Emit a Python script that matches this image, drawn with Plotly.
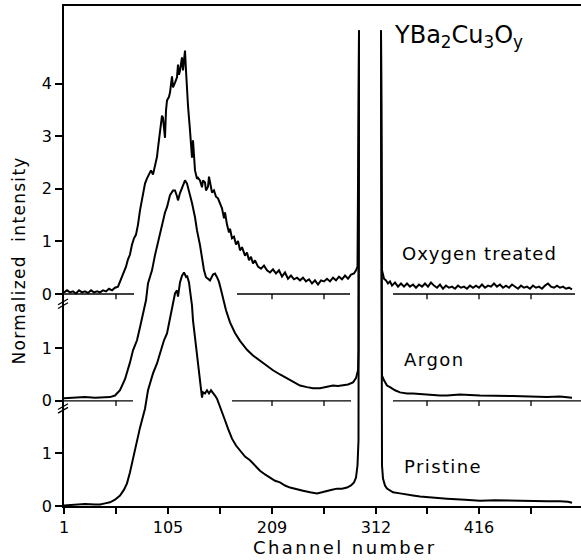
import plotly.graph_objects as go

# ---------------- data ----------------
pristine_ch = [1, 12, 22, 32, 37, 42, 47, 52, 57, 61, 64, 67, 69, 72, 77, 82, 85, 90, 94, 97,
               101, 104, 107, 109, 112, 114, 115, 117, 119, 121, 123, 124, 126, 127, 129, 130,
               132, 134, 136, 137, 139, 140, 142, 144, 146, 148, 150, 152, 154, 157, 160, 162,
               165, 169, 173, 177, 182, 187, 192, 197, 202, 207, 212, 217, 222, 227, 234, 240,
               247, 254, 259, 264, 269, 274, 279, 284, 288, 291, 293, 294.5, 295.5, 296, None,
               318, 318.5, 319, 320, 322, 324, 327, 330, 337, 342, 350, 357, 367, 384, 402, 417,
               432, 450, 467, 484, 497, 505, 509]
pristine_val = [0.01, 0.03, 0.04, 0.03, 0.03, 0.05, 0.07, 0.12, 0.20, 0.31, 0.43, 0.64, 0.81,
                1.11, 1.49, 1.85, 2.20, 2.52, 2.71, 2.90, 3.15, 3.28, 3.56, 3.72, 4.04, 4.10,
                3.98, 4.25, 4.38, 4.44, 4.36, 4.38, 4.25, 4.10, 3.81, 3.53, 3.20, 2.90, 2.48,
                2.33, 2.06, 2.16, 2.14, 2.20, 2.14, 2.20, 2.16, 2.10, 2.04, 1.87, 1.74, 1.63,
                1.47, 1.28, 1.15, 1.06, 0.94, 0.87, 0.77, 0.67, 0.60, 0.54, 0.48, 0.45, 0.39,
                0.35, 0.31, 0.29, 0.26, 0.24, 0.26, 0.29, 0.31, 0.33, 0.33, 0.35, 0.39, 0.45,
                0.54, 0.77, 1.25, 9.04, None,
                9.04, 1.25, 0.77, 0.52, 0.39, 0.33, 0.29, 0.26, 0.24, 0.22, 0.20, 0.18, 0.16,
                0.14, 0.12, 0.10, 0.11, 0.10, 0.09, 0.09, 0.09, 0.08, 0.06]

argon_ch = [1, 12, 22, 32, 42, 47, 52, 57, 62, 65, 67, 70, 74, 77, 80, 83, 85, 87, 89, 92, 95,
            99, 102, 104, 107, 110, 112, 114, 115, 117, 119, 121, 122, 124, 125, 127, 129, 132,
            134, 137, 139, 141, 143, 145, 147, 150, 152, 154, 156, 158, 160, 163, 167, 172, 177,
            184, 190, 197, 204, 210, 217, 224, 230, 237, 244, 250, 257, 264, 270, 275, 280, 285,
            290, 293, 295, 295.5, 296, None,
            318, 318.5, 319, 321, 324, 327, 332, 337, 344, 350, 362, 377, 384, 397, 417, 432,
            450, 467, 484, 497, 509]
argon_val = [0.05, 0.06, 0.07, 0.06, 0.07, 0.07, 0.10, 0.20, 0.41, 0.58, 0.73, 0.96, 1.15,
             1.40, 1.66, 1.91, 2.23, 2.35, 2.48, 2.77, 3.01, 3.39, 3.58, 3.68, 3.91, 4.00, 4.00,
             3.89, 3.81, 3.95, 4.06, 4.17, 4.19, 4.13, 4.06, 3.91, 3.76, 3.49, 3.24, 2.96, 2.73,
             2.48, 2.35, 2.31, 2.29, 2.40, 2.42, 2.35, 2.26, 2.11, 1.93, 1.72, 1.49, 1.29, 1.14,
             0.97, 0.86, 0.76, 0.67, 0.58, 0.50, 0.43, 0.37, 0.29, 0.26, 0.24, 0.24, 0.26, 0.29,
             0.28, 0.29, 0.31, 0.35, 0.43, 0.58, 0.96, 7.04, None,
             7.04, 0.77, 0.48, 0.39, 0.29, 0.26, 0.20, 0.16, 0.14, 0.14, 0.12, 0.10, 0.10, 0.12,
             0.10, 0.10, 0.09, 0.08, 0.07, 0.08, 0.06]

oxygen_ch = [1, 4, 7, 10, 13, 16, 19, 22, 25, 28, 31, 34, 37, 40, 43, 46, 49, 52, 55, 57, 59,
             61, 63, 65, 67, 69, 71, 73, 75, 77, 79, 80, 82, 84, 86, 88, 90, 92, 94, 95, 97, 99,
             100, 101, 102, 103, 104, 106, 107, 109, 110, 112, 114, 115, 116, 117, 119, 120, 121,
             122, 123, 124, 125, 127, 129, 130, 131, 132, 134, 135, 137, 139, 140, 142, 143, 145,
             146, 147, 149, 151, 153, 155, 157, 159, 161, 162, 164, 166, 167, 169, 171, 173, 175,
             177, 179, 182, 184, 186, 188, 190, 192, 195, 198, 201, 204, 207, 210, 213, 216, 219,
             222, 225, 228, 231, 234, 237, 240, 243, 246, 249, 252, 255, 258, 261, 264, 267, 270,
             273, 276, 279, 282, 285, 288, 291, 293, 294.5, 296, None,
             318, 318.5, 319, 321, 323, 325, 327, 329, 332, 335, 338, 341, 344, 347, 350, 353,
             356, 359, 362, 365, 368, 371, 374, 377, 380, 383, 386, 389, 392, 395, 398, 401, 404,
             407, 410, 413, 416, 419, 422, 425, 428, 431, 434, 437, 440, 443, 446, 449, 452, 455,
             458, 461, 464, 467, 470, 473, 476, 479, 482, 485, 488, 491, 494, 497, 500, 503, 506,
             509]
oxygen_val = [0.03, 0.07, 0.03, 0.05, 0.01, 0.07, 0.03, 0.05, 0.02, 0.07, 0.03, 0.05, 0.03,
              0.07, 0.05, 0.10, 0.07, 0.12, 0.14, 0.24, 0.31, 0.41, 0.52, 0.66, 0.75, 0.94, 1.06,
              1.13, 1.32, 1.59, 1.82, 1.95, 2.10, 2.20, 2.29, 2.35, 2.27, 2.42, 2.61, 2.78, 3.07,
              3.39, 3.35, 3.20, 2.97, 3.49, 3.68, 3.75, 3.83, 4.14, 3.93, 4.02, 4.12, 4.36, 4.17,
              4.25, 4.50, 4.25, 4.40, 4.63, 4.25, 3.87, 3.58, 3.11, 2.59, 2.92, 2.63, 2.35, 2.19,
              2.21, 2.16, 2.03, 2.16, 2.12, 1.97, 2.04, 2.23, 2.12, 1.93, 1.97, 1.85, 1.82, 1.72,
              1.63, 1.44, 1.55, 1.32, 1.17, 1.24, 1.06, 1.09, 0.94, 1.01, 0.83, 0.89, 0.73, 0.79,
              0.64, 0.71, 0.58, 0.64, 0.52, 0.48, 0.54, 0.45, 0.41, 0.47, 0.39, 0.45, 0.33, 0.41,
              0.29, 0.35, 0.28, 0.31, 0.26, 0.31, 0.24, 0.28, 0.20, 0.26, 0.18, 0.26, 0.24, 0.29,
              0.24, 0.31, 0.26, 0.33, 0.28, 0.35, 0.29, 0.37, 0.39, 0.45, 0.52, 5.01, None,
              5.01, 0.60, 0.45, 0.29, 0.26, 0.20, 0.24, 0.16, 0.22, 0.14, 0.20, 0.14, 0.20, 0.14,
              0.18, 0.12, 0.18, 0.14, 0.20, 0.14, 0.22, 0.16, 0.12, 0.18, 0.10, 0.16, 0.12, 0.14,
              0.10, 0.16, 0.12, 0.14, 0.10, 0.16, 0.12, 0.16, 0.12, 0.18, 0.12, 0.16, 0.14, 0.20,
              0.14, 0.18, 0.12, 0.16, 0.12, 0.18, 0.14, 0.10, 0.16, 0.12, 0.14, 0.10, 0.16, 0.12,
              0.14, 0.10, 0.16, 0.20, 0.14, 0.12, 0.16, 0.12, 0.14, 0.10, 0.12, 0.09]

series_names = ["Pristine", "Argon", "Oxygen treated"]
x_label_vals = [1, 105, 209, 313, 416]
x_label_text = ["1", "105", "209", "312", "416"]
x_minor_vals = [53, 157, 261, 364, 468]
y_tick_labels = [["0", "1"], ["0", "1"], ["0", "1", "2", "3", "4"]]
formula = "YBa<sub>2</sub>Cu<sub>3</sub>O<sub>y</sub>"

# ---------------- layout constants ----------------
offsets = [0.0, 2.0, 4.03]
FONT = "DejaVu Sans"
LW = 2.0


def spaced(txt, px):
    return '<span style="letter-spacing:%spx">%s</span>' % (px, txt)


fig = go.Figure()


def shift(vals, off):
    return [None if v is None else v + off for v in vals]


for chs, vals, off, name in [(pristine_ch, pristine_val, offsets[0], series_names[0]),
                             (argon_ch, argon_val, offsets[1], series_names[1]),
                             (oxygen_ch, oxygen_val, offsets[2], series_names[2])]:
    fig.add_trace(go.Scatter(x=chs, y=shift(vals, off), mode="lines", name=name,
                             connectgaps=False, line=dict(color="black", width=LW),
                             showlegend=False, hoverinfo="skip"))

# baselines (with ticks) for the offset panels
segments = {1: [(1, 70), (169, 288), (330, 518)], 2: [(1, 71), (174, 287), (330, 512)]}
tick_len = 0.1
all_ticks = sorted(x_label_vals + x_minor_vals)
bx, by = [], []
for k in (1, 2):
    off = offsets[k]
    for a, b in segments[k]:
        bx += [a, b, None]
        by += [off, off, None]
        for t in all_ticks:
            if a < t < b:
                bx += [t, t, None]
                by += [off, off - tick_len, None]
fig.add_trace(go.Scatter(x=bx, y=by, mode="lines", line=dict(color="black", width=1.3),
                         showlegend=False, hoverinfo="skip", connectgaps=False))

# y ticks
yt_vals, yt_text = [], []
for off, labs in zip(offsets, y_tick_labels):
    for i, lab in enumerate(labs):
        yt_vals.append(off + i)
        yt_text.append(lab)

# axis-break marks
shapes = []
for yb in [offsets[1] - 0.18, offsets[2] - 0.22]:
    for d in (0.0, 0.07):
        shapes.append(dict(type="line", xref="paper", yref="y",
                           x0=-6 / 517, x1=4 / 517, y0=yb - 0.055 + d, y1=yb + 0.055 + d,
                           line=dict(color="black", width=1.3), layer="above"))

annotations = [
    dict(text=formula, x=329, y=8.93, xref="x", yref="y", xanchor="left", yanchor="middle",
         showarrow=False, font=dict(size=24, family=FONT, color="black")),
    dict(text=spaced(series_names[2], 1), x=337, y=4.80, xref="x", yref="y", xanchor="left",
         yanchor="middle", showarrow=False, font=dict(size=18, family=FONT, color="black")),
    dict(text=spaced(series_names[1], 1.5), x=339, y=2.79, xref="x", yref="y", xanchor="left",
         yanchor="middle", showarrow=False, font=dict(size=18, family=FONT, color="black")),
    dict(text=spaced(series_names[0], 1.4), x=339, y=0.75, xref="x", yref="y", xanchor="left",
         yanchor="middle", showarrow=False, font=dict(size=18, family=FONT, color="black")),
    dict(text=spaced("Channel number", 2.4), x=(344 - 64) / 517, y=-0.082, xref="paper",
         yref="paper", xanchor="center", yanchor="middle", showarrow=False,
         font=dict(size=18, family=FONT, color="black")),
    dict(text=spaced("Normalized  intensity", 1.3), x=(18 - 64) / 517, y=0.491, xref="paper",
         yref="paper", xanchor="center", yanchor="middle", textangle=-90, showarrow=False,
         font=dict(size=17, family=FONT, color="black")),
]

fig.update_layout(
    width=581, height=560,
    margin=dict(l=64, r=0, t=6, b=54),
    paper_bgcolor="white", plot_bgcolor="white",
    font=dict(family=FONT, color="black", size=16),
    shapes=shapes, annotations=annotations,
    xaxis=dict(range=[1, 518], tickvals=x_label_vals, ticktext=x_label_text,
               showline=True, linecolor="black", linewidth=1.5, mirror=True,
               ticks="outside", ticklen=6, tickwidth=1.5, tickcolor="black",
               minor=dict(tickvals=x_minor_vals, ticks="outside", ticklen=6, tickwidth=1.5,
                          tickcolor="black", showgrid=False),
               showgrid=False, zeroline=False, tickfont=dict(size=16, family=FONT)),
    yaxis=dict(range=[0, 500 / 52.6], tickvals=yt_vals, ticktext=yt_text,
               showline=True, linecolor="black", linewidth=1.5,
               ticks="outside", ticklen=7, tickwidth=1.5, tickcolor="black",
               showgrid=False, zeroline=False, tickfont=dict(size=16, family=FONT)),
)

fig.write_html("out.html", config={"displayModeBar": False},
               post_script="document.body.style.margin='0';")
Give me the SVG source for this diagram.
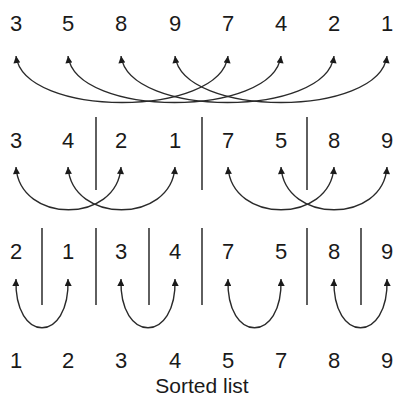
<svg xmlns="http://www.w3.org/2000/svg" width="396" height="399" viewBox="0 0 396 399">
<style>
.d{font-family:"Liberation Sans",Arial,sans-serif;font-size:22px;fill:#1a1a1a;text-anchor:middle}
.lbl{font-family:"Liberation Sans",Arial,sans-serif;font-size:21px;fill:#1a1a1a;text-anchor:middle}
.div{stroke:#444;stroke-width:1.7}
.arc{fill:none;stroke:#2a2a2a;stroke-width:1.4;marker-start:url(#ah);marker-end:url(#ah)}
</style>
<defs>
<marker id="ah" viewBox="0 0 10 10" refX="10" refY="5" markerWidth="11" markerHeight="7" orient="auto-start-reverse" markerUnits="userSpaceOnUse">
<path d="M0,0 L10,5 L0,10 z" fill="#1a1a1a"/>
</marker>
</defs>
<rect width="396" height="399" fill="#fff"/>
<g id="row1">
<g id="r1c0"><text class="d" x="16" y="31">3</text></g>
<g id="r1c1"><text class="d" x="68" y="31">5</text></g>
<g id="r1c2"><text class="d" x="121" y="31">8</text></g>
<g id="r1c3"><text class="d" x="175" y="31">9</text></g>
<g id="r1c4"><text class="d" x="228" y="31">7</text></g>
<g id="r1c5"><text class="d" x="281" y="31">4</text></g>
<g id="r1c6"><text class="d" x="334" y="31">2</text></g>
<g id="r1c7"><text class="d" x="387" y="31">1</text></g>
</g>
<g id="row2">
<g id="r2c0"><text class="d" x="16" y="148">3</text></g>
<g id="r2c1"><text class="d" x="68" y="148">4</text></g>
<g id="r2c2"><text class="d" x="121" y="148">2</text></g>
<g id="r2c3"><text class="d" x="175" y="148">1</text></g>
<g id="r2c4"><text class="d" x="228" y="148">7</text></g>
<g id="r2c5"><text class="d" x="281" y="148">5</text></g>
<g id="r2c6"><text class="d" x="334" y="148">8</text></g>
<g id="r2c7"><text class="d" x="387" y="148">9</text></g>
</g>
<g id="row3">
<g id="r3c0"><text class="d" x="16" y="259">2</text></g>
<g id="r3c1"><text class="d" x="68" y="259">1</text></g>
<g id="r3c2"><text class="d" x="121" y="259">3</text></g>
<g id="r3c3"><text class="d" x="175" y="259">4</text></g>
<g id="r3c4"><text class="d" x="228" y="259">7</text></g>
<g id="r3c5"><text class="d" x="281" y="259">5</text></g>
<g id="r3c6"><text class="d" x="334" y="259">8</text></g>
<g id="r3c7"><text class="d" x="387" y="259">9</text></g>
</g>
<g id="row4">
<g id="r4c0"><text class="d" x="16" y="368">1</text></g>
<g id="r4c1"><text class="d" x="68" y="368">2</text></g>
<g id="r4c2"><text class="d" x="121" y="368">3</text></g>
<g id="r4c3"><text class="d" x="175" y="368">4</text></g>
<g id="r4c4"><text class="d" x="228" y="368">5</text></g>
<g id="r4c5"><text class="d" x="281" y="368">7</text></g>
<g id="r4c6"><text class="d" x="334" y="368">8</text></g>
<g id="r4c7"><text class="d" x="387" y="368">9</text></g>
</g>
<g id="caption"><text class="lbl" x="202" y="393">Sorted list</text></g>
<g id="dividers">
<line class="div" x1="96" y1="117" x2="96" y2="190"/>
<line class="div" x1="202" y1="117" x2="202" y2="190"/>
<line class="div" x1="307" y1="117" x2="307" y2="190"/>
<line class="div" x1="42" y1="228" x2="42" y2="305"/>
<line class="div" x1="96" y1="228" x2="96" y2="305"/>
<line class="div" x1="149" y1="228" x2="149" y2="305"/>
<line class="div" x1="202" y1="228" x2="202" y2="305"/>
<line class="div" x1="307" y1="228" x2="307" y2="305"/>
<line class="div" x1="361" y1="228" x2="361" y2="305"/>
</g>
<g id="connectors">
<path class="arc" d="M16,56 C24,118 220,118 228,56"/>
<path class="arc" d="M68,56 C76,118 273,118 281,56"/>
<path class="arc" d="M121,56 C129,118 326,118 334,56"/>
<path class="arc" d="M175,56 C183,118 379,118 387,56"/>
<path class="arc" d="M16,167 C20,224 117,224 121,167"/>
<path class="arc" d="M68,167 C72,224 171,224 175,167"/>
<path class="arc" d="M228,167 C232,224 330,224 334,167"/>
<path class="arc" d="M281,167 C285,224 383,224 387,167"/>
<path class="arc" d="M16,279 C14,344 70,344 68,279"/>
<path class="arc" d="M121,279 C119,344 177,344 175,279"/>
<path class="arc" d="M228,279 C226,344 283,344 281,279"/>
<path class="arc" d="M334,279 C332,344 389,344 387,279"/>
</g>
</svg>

************

- _What is being asked_:
Report the number of lines in the listing above that include the word "with", and nothing else.

- _Output for this exercise_:
2